Aim of the exercise — Reproduce the data exactly and drop any pictures it holds.

Data block —
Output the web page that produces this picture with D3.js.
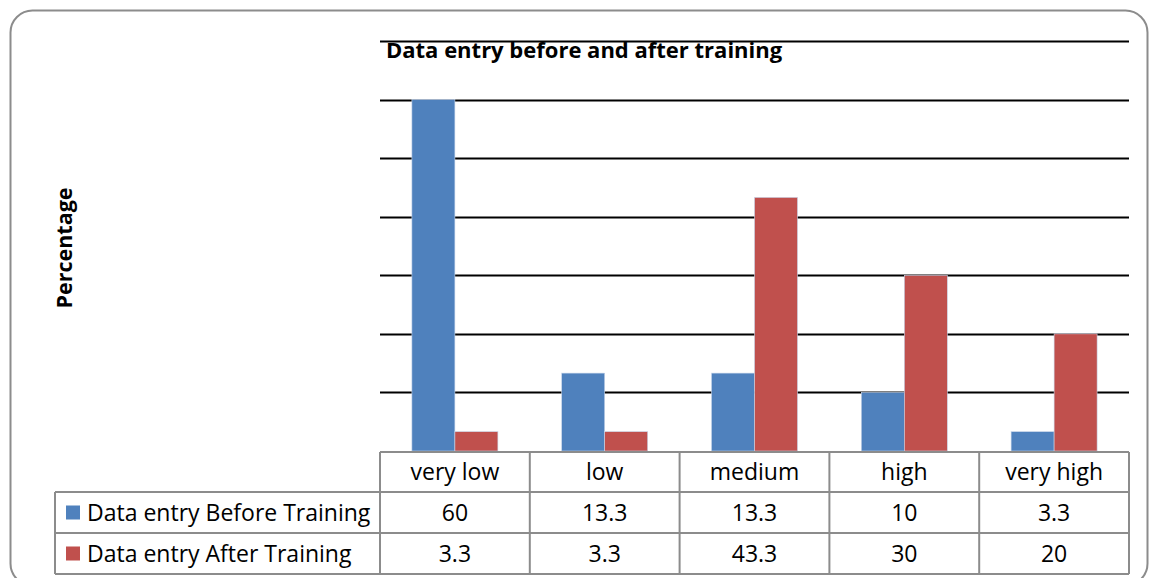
<!DOCTYPE html>
<html>
<head>
<meta charset="utf-8">
<script src="https://cdn.jsdelivr.net/npm/d3@7"></script>
<style>
  body { margin: 0; background: #fff; }
  svg text { font-family: "Open Sans", "Noto Sans", sans-serif; }
</style>
</head>
<body>
<div id="graph_draw"></div>
<script>
// data
var categories = ["very low", "low", "medium", "high", "very high"];
var seriesNames = ["Data entry Before Training", "Data entry After Training"];
var before = [60, 13.3, 13.3, 10, 3.3];
var after = [3.3, 3.3, 43.3, 30, 20];
var yTicks = [0, 10, 20, 30, 40, 50, 60, 70];
var colors = ["#4F81BD", "#C0504D"];

var W = 1149, H = 578;
var plot = {left: 380, right: 1129, top: 41, bottom: 451};

var svg = d3.select("#graph_draw").append("svg")
    .attr("width", W)
    .attr("height", H);

// outer frame
svg.append("rect")
    .attr("x", 10.5).attr("y", 10.5)
    .attr("width", 1137).attr("height", 575)
    .attr("rx", 22).attr("ry", 22)
    .attr("fill", "#fff")
    .attr("stroke", "#8c8c8c")
    .attr("stroke-width", 2);

var x0 = d3.scaleBand().domain(categories).range([plot.left, plot.right]);
var x1 = d3.scaleBand().domain(seriesNames).range([x0.bandwidth() / 2 - 43, x0.bandwidth() / 2 + 43]);
var y = d3.scaleLinear().domain([0, 70]).range([plot.bottom, plot.top]);

// gridlines
svg.append("g").selectAll("line")
    .data(yTicks.slice(1))
    .enter().append("line")
    .attr("x1", plot.left).attr("x2", plot.right)
    .attr("y1", function(d) { return Math.round(y(d)) + 0.5; })
    .attr("y2", function(d) { return Math.round(y(d)) + 0.5; })
    .attr("stroke", "#000")
    .attr("stroke-width", 2);

// bars
var rows = [before, after];
var groups = svg.append("g").selectAll("g")
    .data(categories)
    .enter().append("g")
    .attr("transform", function(d) { return "translate(" + x0(d) + ",0)"; });

groups.selectAll("rect")
    .data(function(d, i) { return seriesNames.map(function(s, j) { return {s: s, v: rows[j][i], c: colors[j]}; }); })
    .enter().append("rect")
    .attr("x", function(d) { return x1(d.s); })
    .attr("width", x1.bandwidth())
    .attr("y", function(d) { return y(d.v); })
    .attr("height", function(d) { return y(0) - y(d.v); })
    .attr("fill", function(d) { return d.c; })
    .attr("stroke", "#c8d6ea")
    .attr("stroke-width", 0.6);

// title
svg.append("text")
    .attr("x", 386).attr("y", 58)
    .attr("font-size", 22)
    .attr("font-weight", "bold")
    .text("Data entry before and after training");

// y axis title
svg.append("text")
    .attr("transform", "translate(72,248) rotate(-90)")
    .attr("text-anchor", "middle")
    .attr("font-size", 21.5)
    .attr("font-weight", "bold")
    .text("Percentage");

// data table
var rowY = [452, 492, 533, 574];
var tbl = svg.append("g").attr("stroke", "#8c8c8c").attr("stroke-width", 2).attr("fill", "none");
// header row
tbl.append("line").attr("x1", plot.left).attr("x2", plot.right).attr("y1", rowY[0]).attr("y2", rowY[0]);
rowY.slice(1).forEach(function(ry) {
    tbl.append("line").attr("x1", 55).attr("x2", plot.right).attr("y1", ry).attr("y2", ry);
});
tbl.append("line").attr("x1", 55).attr("x2", 55).attr("y1", rowY[1]).attr("y2", rowY[3]);
categories.forEach(function(c) {
    tbl.append("line").attr("x1", x0(c)).attr("x2", x0(c)).attr("y1", rowY[0]).attr("y2", rowY[3]);
});
tbl.append("line").attr("x1", plot.right).attr("x2", plot.right).attr("y1", rowY[0]).attr("y2", rowY[3]);

var txt = svg.append("g").attr("font-size", 23).attr("fill", "#000");
categories.forEach(function(c, i) {
    var cx = x0(c) + x0.bandwidth() / 2;
    txt.append("text").attr("x", cx).attr("y", (rowY[0] + rowY[1]) / 2 + 8)
        .attr("text-anchor", "middle").text(c);
    rows.forEach(function(r, j) {
        txt.append("text").attr("x", cx).attr("y", (rowY[j + 1] + rowY[j + 2]) / 2 + 8)
            .attr("text-anchor", "middle").text(r[i]);
    });
});
seriesNames.forEach(function(s, j) {
    var cy = (rowY[j + 1] + rowY[j + 2]) / 2;
    svg.append("rect").attr("x", 66).attr("y", cy - 7).attr("width", 14).attr("height", 14).attr("fill", colors[j]);
    txt.append("text").attr("x", 87).attr("y", cy + 8).text(s);
});
</script>
</body>
</html>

Reply to the exercise —
Output the web page that produces this picture with D3.js.
<!DOCTYPE html>
<html>
<head>
<meta charset="utf-8">
<script src="https://cdn.jsdelivr.net/npm/d3@7"></script>
<style>
  body { margin: 0; background: #fff; }
  svg text { font-family: "Open Sans", "Noto Sans", sans-serif; }
</style>
</head>
<body>
<div id="graph_draw"></div>
<script>
// data
var categories = ["very low", "low", "medium", "high", "very high"];
var seriesNames = ["Data entry Before Training", "Data entry After Training"];
var before = [60, 13.3, 13.3, 10, 3.3];
var after = [3.3, 3.3, 43.3, 30, 20];
var yTicks = [0, 10, 20, 30, 40, 50, 60, 70];
var colors = ["#4F81BD", "#C0504D"];

var W = 1149, H = 578;
var plot = {left: 380, right: 1129, top: 41, bottom: 451};

var svg = d3.select("#graph_draw").append("svg")
    .attr("width", W)
    .attr("height", H);

// outer frame
svg.append("rect")
    .attr("x", 10.5).attr("y", 10.5)
    .attr("width", 1137).attr("height", 575)
    .attr("rx", 22).attr("ry", 22)
    .attr("fill", "#fff")
    .attr("stroke", "#8c8c8c")
    .attr("stroke-width", 2);

var x0 = d3.scaleBand().domain(categories).range([plot.left, plot.right]);
var x1 = d3.scaleBand().domain(seriesNames).range([x0.bandwidth() / 2 - 43, x0.bandwidth() / 2 + 43]);
var y = d3.scaleLinear().domain([0, 70]).range([plot.bottom, plot.top]);

// gridlines
svg.append("g").selectAll("line")
    .data(yTicks.slice(1))
    .enter().append("line")
    .attr("x1", plot.left).attr("x2", plot.right)
    .attr("y1", function(d) { return Math.round(y(d)) + 0.5; })
    .attr("y2", function(d) { return Math.round(y(d)) + 0.5; })
    .attr("stroke", "#000")
    .attr("stroke-width", 2);

// bars
var rows = [before, after];
var groups = svg.append("g").selectAll("g")
    .data(categories)
    .enter().append("g")
    .attr("transform", function(d) { return "translate(" + x0(d) + ",0)"; });

groups.selectAll("rect")
    .data(function(d, i) { return seriesNames.map(function(s, j) { return {s: s, v: rows[j][i], c: colors[j]}; }); })
    .enter().append("rect")
    .attr("x", function(d) { return x1(d.s); })
    .attr("width", x1.bandwidth())
    .attr("y", function(d) { return y(d.v); })
    .attr("height", function(d) { return y(0) - y(d.v); })
    .attr("fill", function(d) { return d.c; })
    .attr("stroke", "#c8d6ea")
    .attr("stroke-width", 0.6);

// title
svg.append("text")
    .attr("x", 386).attr("y", 58)
    .attr("font-size", 22)
    .attr("font-weight", "bold")
    .text("Data entry before and after training");

// y axis title
svg.append("text")
    .attr("transform", "translate(72,248) rotate(-90)")
    .attr("text-anchor", "middle")
    .attr("font-size", 21.5)
    .attr("font-weight", "bold")
    .text("Percentage");

// data table
var rowY = [452, 492, 533, 574];
var tbl = svg.append("g").attr("stroke", "#8c8c8c").attr("stroke-width", 2).attr("fill", "none");
// header row
tbl.append("line").attr("x1", plot.left).attr("x2", plot.right).attr("y1", rowY[0]).attr("y2", rowY[0]);
rowY.slice(1).forEach(function(ry) {
    tbl.append("line").attr("x1", 55).attr("x2", plot.right).attr("y1", ry).attr("y2", ry);
});
tbl.append("line").attr("x1", 55).attr("x2", 55).attr("y1", rowY[1]).attr("y2", rowY[3]);
categories.forEach(function(c) {
    tbl.append("line").attr("x1", x0(c)).attr("x2", x0(c)).attr("y1", rowY[0]).attr("y2", rowY[3]);
});
tbl.append("line").attr("x1", plot.right).attr("x2", plot.right).attr("y1", rowY[0]).attr("y2", rowY[3]);

var txt = svg.append("g").attr("font-size", 23).attr("fill", "#000");
categories.forEach(function(c, i) {
    var cx = x0(c) + x0.bandwidth() / 2;
    txt.append("text").attr("x", cx).attr("y", (rowY[0] + rowY[1]) / 2 + 8)
        .attr("text-anchor", "middle").text(c);
    rows.forEach(function(r, j) {
        txt.append("text").attr("x", cx).attr("y", (rowY[j + 1] + rowY[j + 2]) / 2 + 8)
            .attr("text-anchor", "middle").text(r[i]);
    });
});
seriesNames.forEach(function(s, j) {
    var cy = (rowY[j + 1] + rowY[j + 2]) / 2;
    svg.append("rect").attr("x", 66).attr("y", cy - 7).attr("width", 14).attr("height", 14).attr("fill", colors[j]);
    txt.append("text").attr("x", 87).attr("y", cy + 8).text(s);
});
</script>
</body>
</html>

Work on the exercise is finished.